Staffing Ratios the Mantra for Newly Formed NNU
With consolidation, NNU will be better able to coordinate its organizing efforts from coast to coast, and tout its successes with recruits. "They will showcase a particular collective bargaining agreements or wage increases in the contracts they've gotten in their labor organizations," Trivisonno says. "Now that they've consolidated they can expand the number of success stories that they can point to. If they were to get wage increases in Minnesota, in the past that was a Minnesota story. Now it's part of the NNU and they can use that."
Trivisonno says unions are also parachuting "flight teams" of experienced nurses into contested organizing efforts to help sway their colleagues to vote union. "That is very powerful. They've been there," he says. "In any industry, that is the case when you have somebody who is a colleague. There is tremendous credibility when you've done the job."
The pendulum has definitely swung toward the side of organized labor these days, and nursing unions are well aware of the high demand for skilled clinicians. However, that doesn't mean that hospitals are powerless to stop union encroachment on key issues like staffing ratios, Trivisonno says.
"Every hospital has staffing ratios and they should be talking about that with their nurses," he says. "The unions have stolen the staffing ratios message from hospitals. Now they own it. And hospitals need to take it back and say 'we do have staffing ratios. Here is what they are. Here is how we determine them. Here is how we adjust them. Here is how acuity fits in.'"

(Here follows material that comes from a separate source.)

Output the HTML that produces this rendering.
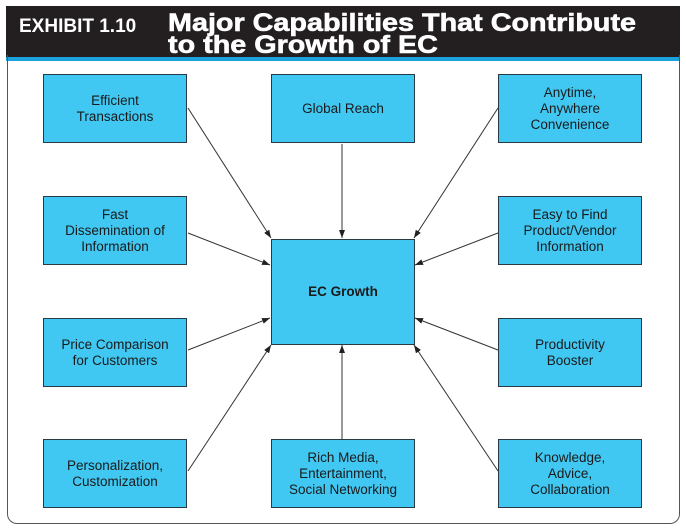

The drive to unionize the healthcare sector will get even stronger in the coming months. As the great healthcare reform debate is finalized in Congress—regardless of what comes out—unions and their close friends in the White House will relight the fire for the Employee Free Choice Act, the most sweeping pro-union legislation in decades that will greatly facilitate organization. Are you ready?
Hospitals in right-to-work states can no longer rely on that firewall, as hospital executives in Texas and Florida will tell you. The unions are coming. They're bigger and better organized than ever before, and the wind is at their back. Are you ready?